THE EXERCISE - Nothing but the lines from the top of the data to the line holding "var absorcion = [0, -9700, -1200, -1000, -13800, -20900, -16300]" should be printed, word for word and both ends included; leave the pictures out.

————

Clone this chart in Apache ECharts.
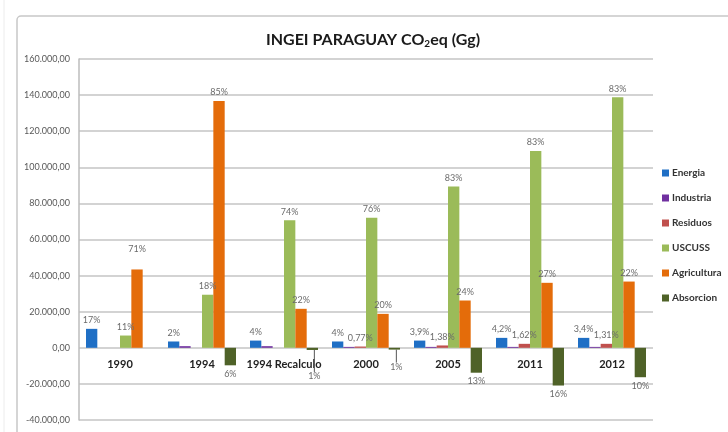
<!DOCTYPE html>
<html>
<head>
<meta charset="utf-8">
<script src="https://cdn.jsdelivr.net/npm/echarts@6/dist/echarts.min.js"></script>
<style>
  html, body {margin: 0; padding: 0; background: #fff;}
  #chart {width: 728px; height: 432px;}
</style>
</head>
<body>
<div id="chart"></div>
<script>
// datos (Gg CO2eq)
var categorias = ['1990', '1994', '1994 Recalculo', '2000', '2005', '2011', '2012']
var energia = [10500, 3500, 4000, 3500, 4000, 5500, 5500]
var industria = [0, 900, 900, 500, 500, 500, 500]
var residuos = [0, 0, 0, 700, 1300, 2200, 2200]
var uscuss = [6800, 29400, 70700, 72000, 89300, 109000, 138800]
var agricultura = [43400, 136800, 21600, 18800, 26200, 36000, 36700]
var absorcion = [0, -9700, -1200, -1000, -13800, -20900, -16300]

// porcentajes escritos sobre las barras
var pctEnergia = ['17%', '2%', '4%', '4%', '3,9%', '4,2%', '3,4%']
var pctResiduos = ['', '', '', '0,77%', '1,38%', '1,62%', '1,31%']
var pctUscuss = ['11%', '18%', '74%', '76%', '83%', '83%', '83%']
var pctAgricultura = ['71%', '85%', '22%', '20%', '24%', '27%', '22%']
var pctAbsorcion = ['', '6%', '1%', '1%', '13%', '16%', '10%']

var ejeY = {min: -40000, max: 160000, interval: 20000}

function formatoEs (v) {
  var s = Math.abs(v).toString().replace(/\B(?=(\d{3})+(?!\d))/g, '.')
  return (v < 0 ? '-' : '') + s + ',00'
}

var fuente = 'Lato, "Noto Sans", sans-serif'

function serie (nombre, datos, color, pct, pos) {
  var s = {
    name: nombre,
    type: 'bar',
    data: datos,
    itemStyle: {color: color},
    barGap: 0,
    barCategoryGap: '17%'
  }
  if (pct) {
    s.label = {
      show: true,
      position: pos || 'top',
      distance: 4,
      fontFamily: fuente,
      fontSize: 9,
      color: '#6b6b6b',
      formatter: function (p) { return pct[p.dataIndex] }
    }
  }
  return s
}

var series = [
  serie('Energia', energia, '#1F6FC5', pctEnergia),
  serie('Industria', industria, '#7030A0'),
  serie('Residuos', residuos, '#C0504D', pctResiduos),
  serie('USCUSS', uscuss, '#9BBB59', pctUscuss),
  serie('Agricultura', agricultura, '#E46C0A', pctAgricultura),
  serie('Absorcion', absorcion.map(function (v, i) {
    // linea guia solo en las absorciones muy pequenas
    return {value: v, labelLine: {show: i === 2 || i === 3, lineStyle: {color: '#555', width: 1}}}
  }), '#4F6228', pctAbsorcion, 'bottom')
]
// ajustes de etiquetas como en el original
series[4].labelLayout = function (p) {
  return p.dataIndex === 0 ? {dy: -12} : {}
}
series[5].labelLayout = function (p) {
  if (p.dataIndex === 2) return {dx: 2, dy: 18}
  if (p.dataIndex === 3) return {dx: 2, dy: 9}
  return {}
}

var option = {
  backgroundColor: '#fff',
  animation: false,
  textStyle: {fontFamily: fuente},
  title: {
    text: '{t|INGEI PARAGUAY CO}{s|2}{t|eq (Gg)}',
    left: 368,
    top: 26,
    textAlign: 'center',
    textStyle: {
      rich: {
        t: {fontFamily: fuente, fontSize: 16, fontWeight: 'bold', color: '#1a1a1a'},
        s: {fontFamily: fuente, fontSize: 10, fontWeight: 'bold', color: '#1a1a1a', verticalAlign: 'bottom', padding: [8, 0, 0, 0]}
      }
    }
  },
  legend: {
    orient: 'vertical',
    left: 657,
    top: 163,
    icon: 'rect',
    itemWidth: 7,
    itemHeight: 7,
    itemGap: 15,
    textStyle: {fontFamily: fuente, fontSize: 10, fontWeight: 'bold', color: '#333', padding: [0, 0, 0, -2]},
    data: ['Energia', 'Industria', 'Residuos', 'USCUSS', 'Agricultura', 'Absorcion']
  },
  grid: {left: 79, right: 75, top: 59, bottom: 12, containLabel: false},
  xAxis: {
    type: 'category',
    data: categorias,
    position: 'bottom',
    offset: -72,
    axisLine: {show: false, onZero: false},
    axisTick: {show: false},
    axisLabel: {interval: 0, fontFamily: fuente, fontSize: 11, fontWeight: 'bold', color: '#222', margin: 11}
  },
  yAxis: {
    type: 'value',
    min: ejeY.min,
    max: ejeY.max,
    interval: ejeY.interval,
    axisLine: {show: true, lineStyle: {color: '#bdbdbd', width: 1.5}},
    axisTick: {show: false},
    splitLine: {lineStyle: {color: '#c4c4c4', width: 1.5}},
    axisLabel: {fontFamily: fuente, fontSize: 9, color: '#595959', margin: 9, formatter: formatoEs}
  },
  graphic: [
    {type: 'line', shape: {x1: 4, y1: 0, x2: 4, y2: 432}, style: {stroke: '#ececec', lineWidth: 1}},
    {type: 'rect', shape: {x: 17, y: 16, width: 760, height: 460, r: 4}, style: {fill: 'none', stroke: '#c8c8c8', lineWidth: 1.5}}
  ],
  series: series
}

var chart = echarts.init(document.getElementById('chart'))
chart.setOption(option)
</script>
</body>
</html>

————

RESULT OF THE TASK -
Clone this chart in Apache ECharts.
<!DOCTYPE html>
<html>
<head>
<meta charset="utf-8">
<script src="https://cdn.jsdelivr.net/npm/echarts@6/dist/echarts.min.js"></script>
<style>
  html, body {margin: 0; padding: 0; background: #fff;}
  #chart {width: 728px; height: 432px;}
</style>
</head>
<body>
<div id="chart"></div>
<script>
// datos (Gg CO2eq)
var categorias = ['1990', '1994', '1994 Recalculo', '2000', '2005', '2011', '2012']
var energia = [10500, 3500, 4000, 3500, 4000, 5500, 5500]
var industria = [0, 900, 900, 500, 500, 500, 500]
var residuos = [0, 0, 0, 700, 1300, 2200, 2200]
var uscuss = [6800, 29400, 70700, 72000, 89300, 109000, 138800]
var agricultura = [43400, 136800, 21600, 18800, 26200, 36000, 36700]
var absorcion = [0, -9700, -1200, -1000, -13800, -20900, -16300]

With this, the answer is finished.